Middle-aged housewives who had never thought of themselves as anything but lame-status "Mexican-Americans" just trying to get by in a mean Gringo world they never made suddenly found themselves shouting "Viva La Raza" in public. And their husbands -- quiet Safeway clerks and lawn-care salesmen, the lowest and most expendable cadres in the Great Gabacho economic machine -- were volunteering to testify; yes, to stand up in court, or wherever, and calling themselves Chicanos. The term "Mexican-American" fell massively out of favor with all but the old and conservative -- and the rich. It suddenly came to mean "Uncle Tom." Or, in the argot of East L.A. --"Tio Taco." The difference between a Mexican-American and a Chicano was the difference between a Negro and a Black.

All this has happened very suddenly. Too suddenly for most people. One of the basic laws of politics is that Action Moves Away from the Center. The middle of the road is only popular when nothing is happening. And nothing serious has been happening politically in East L.A. for longer than most people can remember. Until six months ago the whole place was a colorful tomb, a vast slum full of noise and cheap labor, a rifle shot away from the heart of Downtown Los Angeles. The barrio, like Watts, is actually a part of the city core-- While places like Hollywood and Santa Monica are separate entities. The Silver Dollar Cafe is a ten-minute drive from City Hall. The Sunset Strip is a 30-minute sprint on the Hollywood Freeway.

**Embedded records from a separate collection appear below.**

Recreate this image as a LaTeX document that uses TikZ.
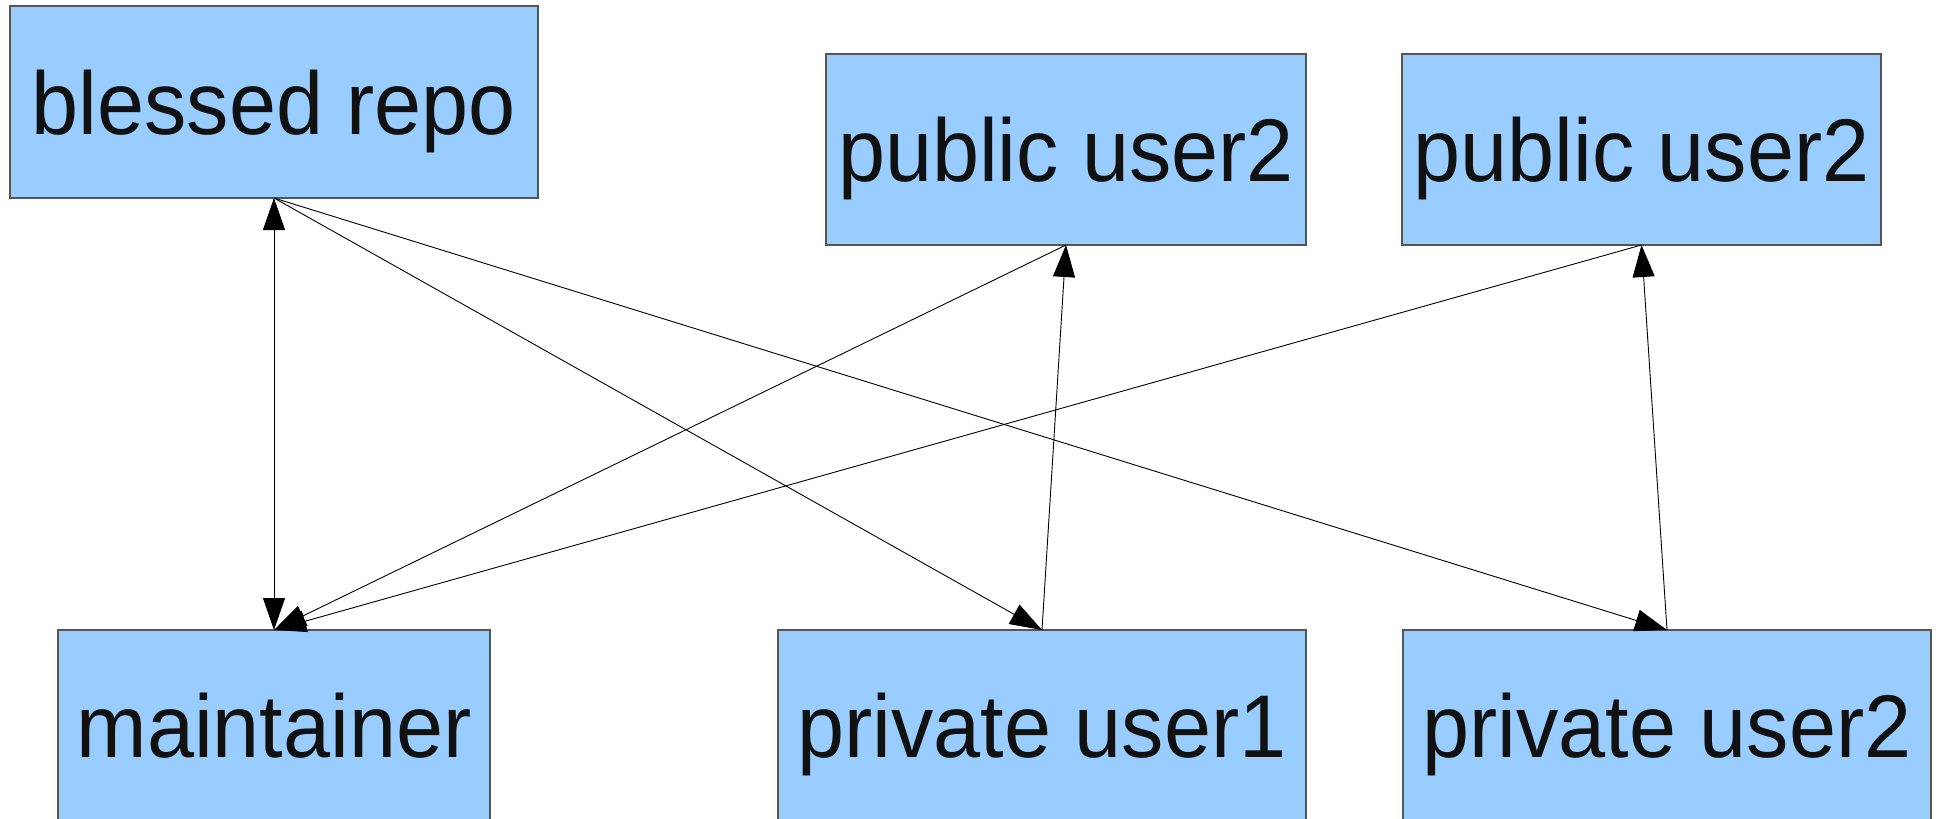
\documentclass[tikz,border=0pt]{standalone}
\usepackage{fontspec}
\setmainfont{Liberation Sans}[FakeStretch=0.95]
\usetikzlibrary{arrows.meta}
\definecolor{boxfill}{HTML}{99CCFF}
\definecolor{boxline}{HTML}{555555}
\definecolor{txt}{HTML}{111111}
\begin{document}
\begin{tikzpicture}[x=1pt,y=-1pt,
  repo/.style={draw=boxline, line width=1.2pt, fill=boxfill, rectangle,
    inner sep=0pt, outer sep=0pt, text=txt,
    font=\fontsize{89}{94}\selectfont, text height=64pt, text depth=0pt,
    anchor=north west},
  conn/.style={line width=0.9pt, draw=black},
  hd/.tip={Triangle[length=32pt,width=22pt]}]
\useasboundingbox (0,0) rectangle (1939,819);
\fill[white] (0,0) rectangle (1939,819);
\node[repo, minimum width=528pt, minimum height=192pt] (blessed) at (10,6) {blessed repo};
\node[repo, minimum width=480pt, minimum height=191pt] (pub1) at (826,54) {public user2};
\node[repo, minimum width=479pt, minimum height=191pt] (pub2) at (1402,54) {public user2};
\node[repo, minimum width=432pt, minimum height=191pt] (maint) at (58,630) {maintainer};
\node[repo, minimum width=528pt, minimum height=191pt] (priv1) at (778,630) {private user1};
\node[repo, minimum width=528pt, minimum height=191pt] (priv2) at (1403,630) {private user2};
\draw[conn, hd-hd] (blessed.south) -- (maint.north);
\draw[conn, -hd] (blessed.south) -- (priv1.north);
\draw[conn, -hd] (blessed.south) -- (priv2.north);
\draw[conn, -hd] (priv1.north) -- (pub1.south);
\draw[conn, -hd] (priv2.north) -- (pub2.south);
\draw[conn, -hd] (pub1.south) -- (maint.north);
\draw[conn, -hd] (pub2.south) -- (maint.north);
\end{tikzpicture}
\end{document}
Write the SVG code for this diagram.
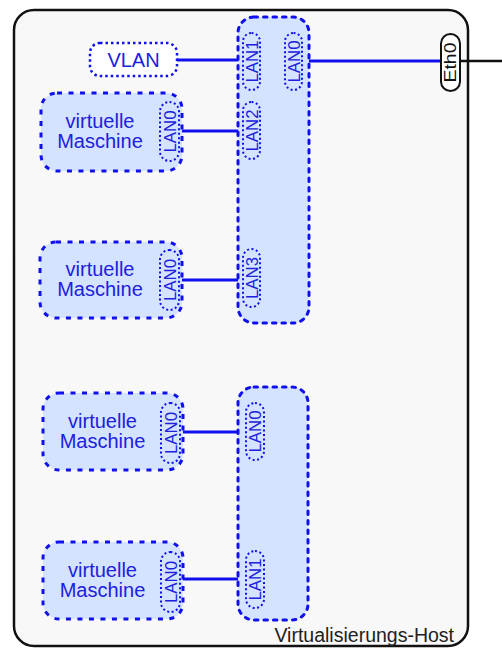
<svg xmlns="http://www.w3.org/2000/svg" width="502" height="649" viewBox="0 0 502 649">
<style>
text{font-family:"Liberation Sans",Arial,sans-serif}
.host{fill:#f8f8f8;stroke:#111;stroke-width:2.5}
.sw{fill:#d4e3ff;stroke:#1010ee;stroke-width:3;stroke-dasharray:3.5 6;stroke-linecap:round}
.vm{fill:#d4e3ff;stroke:#1010ee;stroke-width:3;stroke-dasharray:5 6.5}
.vlan{fill:#fff;stroke:#1010ee;stroke-width:2.5;stroke-dasharray:2.5 3}
.port{fill:#d4e3ff;stroke:#1010ee;stroke-width:2;stroke-dasharray:2 2.5}
.eth{fill:#fff;stroke:#111;stroke-width:2}
.lbl{font-size:20px;fill:#2020dd;text-anchor:middle}
.pl{font-size:16.5px;fill:#2020dd;text-anchor:middle}
.el{font-size:16.5px;fill:#111;text-anchor:middle}
.c{stroke:#1010ee;stroke-width:3;fill:none}
</style>
<g id="host">
<rect class="host" x="14" y="10" width="454" height="636" rx="20"/>
<text x="454" y="642" style="font-size:19.5px;fill:#222;text-anchor:end">Virtualisierungs-Host</text>
</g>
<g id="connectors">
<line class="c" x1="177" y1="60" x2="244" y2="60"/>
<line class="c" x1="180" y1="131" x2="244" y2="131"/>
<line class="c" x1="180" y1="280" x2="244" y2="280"/>
<line class="c" x1="181" y1="432" x2="247" y2="432"/>
<line class="c" x1="181" y1="579" x2="247" y2="579"/>
<line class="c" x1="302" y1="61" x2="441" y2="61"/>
<line x1="460" y1="61" x2="502" y2="61" stroke="#111" stroke-width="2.5"/>
</g>
<g id="switch1">
<rect class="sw" x="238" y="17" width="71" height="306" rx="16"/>
<rect class="port" x="243" y="33" width="17" height="57" rx="8.5"/>
<text class="pl" textLength="42" lengthAdjust="spacingAndGlyphs" transform="translate(257.5,61.5) rotate(-90)">LAN1</text>
<rect class="port" x="285" y="33" width="17" height="57" rx="8.5"/>
<text class="pl" textLength="42" lengthAdjust="spacingAndGlyphs" transform="translate(299.5,61.5) rotate(-90)">LAN0</text>
<rect class="port" x="243" y="102" width="17" height="57" rx="8.5"/>
<text class="pl" textLength="42" lengthAdjust="spacingAndGlyphs" transform="translate(257.5,130.5) rotate(-90)">LAN2</text>
<rect class="port" x="243" y="249" width="17" height="58" rx="8.5"/>
<text class="pl" textLength="42" lengthAdjust="spacingAndGlyphs" transform="translate(257.5,278) rotate(-90)">LAN3</text>
</g>
<g id="switch2">
<rect class="sw" x="238" y="387" width="70" height="233" rx="16"/>
<rect class="port" x="246" y="403" width="18" height="57" rx="9"/>
<text class="pl" textLength="42" lengthAdjust="spacingAndGlyphs" transform="translate(261,431.5) rotate(-90)">LAN0</text>
<rect class="port" x="246" y="551" width="18" height="57" rx="9"/>
<text class="pl" textLength="42" lengthAdjust="spacingAndGlyphs" transform="translate(261,579.5) rotate(-90)">LAN1</text>
</g>
<g id="vlan">
<rect class="vlan" x="90" y="43" width="87" height="33" rx="10"/>
<text class="lbl" x="133.5" y="67">VLAN</text>
</g>
<g id="vm1">
<rect class="vm" x="41" y="93" width="141" height="78" rx="16"/>
<text class="lbl" x="100" y="128">virtuelle</text>
<text class="lbl" x="100" y="148">Maschine</text>
<rect class="port" x="160" y="102" width="19" height="59" rx="9.5"/>
<text class="pl" textLength="42" lengthAdjust="spacingAndGlyphs" transform="translate(175.5,131.5) rotate(-90)">LAN0</text>
</g>
<g id="vm2">
<rect class="vm" x="40" y="242" width="142" height="76" rx="16"/>
<text class="lbl" x="100" y="276">virtuelle</text>
<text class="lbl" x="100" y="296">Maschine</text>
<rect class="port" x="160" y="250" width="19" height="60" rx="9.5"/>
<text class="pl" textLength="42" lengthAdjust="spacingAndGlyphs" transform="translate(175.5,280) rotate(-90)">LAN0</text>
</g>
<g id="vm3">
<rect class="vm" x="43" y="393" width="140" height="77" rx="16"/>
<text class="lbl" x="102.5" y="428">virtuelle</text>
<text class="lbl" x="102.5" y="448">Maschine</text>
<rect class="port" x="161" y="403" width="19" height="60" rx="9.5"/>
<text class="pl" textLength="42" lengthAdjust="spacingAndGlyphs" transform="translate(176.5,433) rotate(-90)">LAN0</text>
</g>
<g id="vm4">
<rect class="vm" x="43" y="542" width="140" height="77" rx="16"/>
<text class="lbl" x="102.5" y="577">virtuelle</text>
<text class="lbl" x="102.5" y="597">Maschine</text>
<rect class="port" x="161" y="552" width="19" height="60" rx="9.5"/>
<text class="pl" textLength="42" lengthAdjust="spacingAndGlyphs" transform="translate(176.5,582) rotate(-90)">LAN0</text>
</g>
<g id="eth0">
<rect class="eth" x="441" y="34" width="19" height="57" rx="9.5"/>
<text class="el" textLength="40" lengthAdjust="spacingAndGlyphs" transform="translate(456,62.5) rotate(-90)">Eth0</text>
</g>
</svg>
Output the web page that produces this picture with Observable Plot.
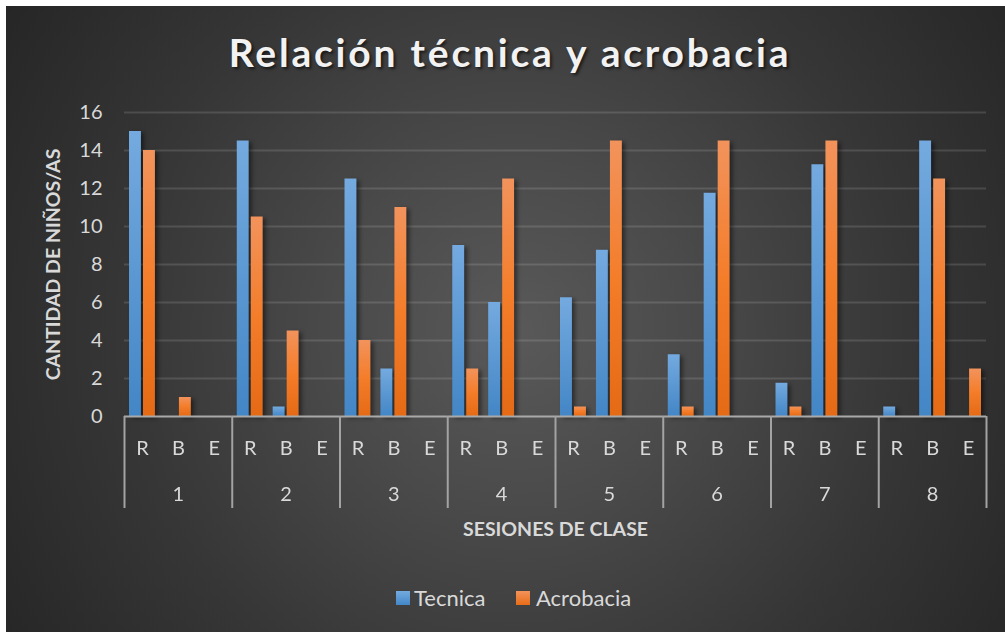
<!DOCTYPE html>
<html>
<head>
<meta charset="utf-8">
<script src="https://cdn.jsdelivr.net/npm/d3@7"></script>
<script src="https://cdn.jsdelivr.net/npm/@observablehq/plot@0.6"></script>
<style>
  body { margin: 0; background: #ffffff; }
  #page { position: relative; width: 1005px; height: 632px; overflow: hidden; font-family: Lato, "Open Sans", sans-serif; }
  #bg { position: absolute; left: 6px; top: 6px; width: 999px; height: 626px;
        background: radial-gradient(circle farthest-corner at 51% 52%, #595959 0%, #4a4a4a 30%, #363636 65%, #262626 100%); }
  #title { position: absolute; left: 0; width: 1020px; top: 29px; text-align: center; color: #f2f2f2;
           font-weight: bold; font-size: 39px; letter-spacing: 2.8px; text-shadow: 2px 2px 3px rgba(0,0,0,0.6); }
  #chart { position: absolute; left: 0; top: 80px; }
  .sw { position: absolute; width: 14px; height: 14px; top: 591px; }
  .lg { position: absolute; top: 583px; font-size: 22px; color: #d9d9d9; line-height: 30px; }
</style>
</head>
<body>
<div id="page">
  <div id="bg"></div>
  <div id="title">Relación técnica y acrobacia</div>
  <div id="chart"></div>
  <div class="sw" style="left:396px;background:linear-gradient(#74aadf,#4387c8);"></div>
  <div class="lg" style="left:414px;">Tecnica</div>
  <div class="sw" style="left:516px;background:linear-gradient(#f2935c,#e86c17);"></div>
  <div class="lg" style="left:536px;">Acrobacia</div>
</div>
<script>
const sessions = ["1", "2", "3", "4", "5", "6", "7", "8"];
const levels = ["R", "B", "E"];
const seriesNames = ["Tecnica", "Acrobacia"];
// values per session, in order R, B, E
const tecnica = [
  15, 0, 0,
  14.5, 0.5, 0,
  12.5, 2.5, 0,
  9, 6, 0,
  6.25, 8.75, 0,
  3.25, 11.75, 0,
  1.75, 13.25, 0,
  0.5, 14.5, 0
];
const acrobacia = [
  14, 1, 0,
  10.5, 4.5, 0,
  4, 11, 0,
  2.5, 12.5, 0,
  0.5, 14.5, 0,
  0.5, 14.5, 0,
  0.5, 14.5, 0,
  0, 12.5, 2.5
];
const yTicks = [0, 2, 4, 6, 8, 10, 12, 14, 16];

const rows = [];
sessions.forEach((s, i) => levels.forEach((l, j) => {
  rows.push({session: s, level: l, serie: seriesNames[0], value: tecnica[i * 3 + j]});
  rows.push({session: s, level: l, serie: seriesNames[1], value: acrobacia[i * 3 + j]});
}));

const sepStyle = {stroke: "#a3a3a3", strokeWidth: 2, y1: 0, y2: 0, insetBottom: -92};

const chart = Plot.plot({
  width: 1005,
  height: 480,
  marginLeft: 124,
  marginRight: 19,
  marginTop: 32,
  marginBottom: 144,
  style: {fontFamily: "Lato, 'Open Sans', sans-serif", color: "#d9d9d9", background: "transparent", overflow: "visible"},
  fx: {domain: sessions, padding: 0, round: false},
  x: {domain: levels, padding: 0, round: false},
  y: {domain: [0, 16]},
  marks: [
    Plot.gridY(yTicks.filter(t => t > 0), {stroke: "#ffffff", strokeOpacity: 0.13, strokeWidth: 2}),
    Plot.barY(rows.filter(d => d.serie === seriesNames[0]), {fx: "session", x: "level", y: "value", fill: "url(#gBlue)", insetLeft: 5, insetRight: 19}),
    Plot.barY(rows.filter(d => d.serie === seriesNames[1]), {fx: "session", x: "level", y: "value", fill: "url(#gOrange)", insetLeft: 19, insetRight: 5}),
    Plot.ruleY([0], {stroke: "#a9a9a9", strokeWidth: 2}),
    Plot.ruleX(sessions, {fx: d => d, x: () => levels[0], dx: -17.96, ...sepStyle}),
    Plot.ruleX(sessions.slice(-1), {fx: d => d, x: () => levels[2], dx: 17.96, ...sepStyle}),
    Plot.axisX({tickSize: 0, tickPadding: 24, fontSize: 20, label: null}),
    Plot.axisFx({anchor: "bottom", tickSize: 0, tickPadding: 70, fontSize: 20, label: "SESIONES DE CLASE", labelAnchor: "center", labelOffset: 119}),
    Plot.axisY({ticks: yTicks, tickSize: 0, tickPadding: 22, fontSize: 20, label: "CANTIDAD DE NIÑOS/AS", labelAnchor: "center", labelOffset: 78, labelArrow: "none"})
  ]
});

const svg = d3.select(chart);
const defs = svg.insert("defs", ":first-child");
const gb = defs.append("linearGradient").attr("id", "gBlue").attr("x1", 0).attr("y1", 0).attr("x2", 0).attr("y2", 1);
gb.append("stop").attr("offset", "0%").attr("stop-color", "#74aadf");
gb.append("stop").attr("offset", "100%").attr("stop-color", "#4386c6");
const go = defs.append("linearGradient").attr("id", "gOrange").attr("x1", 0).attr("y1", 0).attr("x2", 0).attr("y2", 1);
go.append("stop").attr("offset", "0%").attr("stop-color", "#f2935c");
go.append("stop").attr("offset", "50%").attr("stop-color", "#f47d2a");
go.append("stop").attr("offset", "100%").attr("stop-color", "#e56a15");
svg.selectAll('g[aria-label="bar"]').style("filter", "drop-shadow(3px 2px 2px rgba(0,0,0,0.45))");
svg.selectAll('g[aria-label="fx-axis label"] text, g[aria-label="y-axis label"] text')
  .attr("font-weight", "bold").attr("font-size", 19.5);

document.getElementById("chart").appendChild(chart);
</script>
</body>
</html>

Whittier Boulevard is a hell of a long way from Hollywood, by any measure. There is no psychic connection at all. After a week in the bowels of East L.A. I felt vaguely guilty about walking into the bar in the Beverly Hills Hotel and ordering a drink -- as if I didn't quite belong there, and the waiters all knew it. I had been there before, under different circumstances, and felt totally comfortable. Or almost. There is no way to.... well, to hell with that. The point is that this time I felt different. I was oriented to a completely different world -- 15 miles away.

The revolution eats its own, and the case was no different for Aztlan, in a way. After the disappearance of Oscar Zeta Acosta, Hunter's friend/lawyer/leader of the Chicano community, the movement cooled off and began to deradicalize. Not dead, by any means, but a milder, 'more presentable form of activism, distancing itself from OZA's view and even the term 'Chicano'.

If you don't think that is some fantastic writing then I don't know what's wrong with you. I love the man, but I have to admit that the movies sort of ruined it for me because every fucking college idiot missed the point and just used it as an excuse to use drugs just like they ruined Fight Club and every god damn movie. And admittedly, I was one of those people in high school, I was also a moron who jumped into reading Fear and Loathing in Las Vegas.

Let me just say it. You should not read this as your first introduction to his work. The Salazar piece was taken out of Gonzo Papers, Vol 1. The Great Shark Hunt: Strange Tales from a Strange Time.
While it's kinda lengthy for his stuff, it's a good whole-cloth introduction to HST. It's a collection of most of his published work from the 56-78 and 70's, including sports writing to race issues to his wacky drug stuff and everything in between, Watergate, Carter, Nixon, Reagan, McGovern, etc.

They're all great reads. So do it now. Fear and Loathing on the Campaign Trail '72 and The Boys on the Bus by Tim Crouse (Worked with Thompson at RS covering the '72 campaign) are still two of the best, most damming books on American politics and the press to date.

There's more to come about HST in my blogs, so just don't be surprised that I'm not talking about you.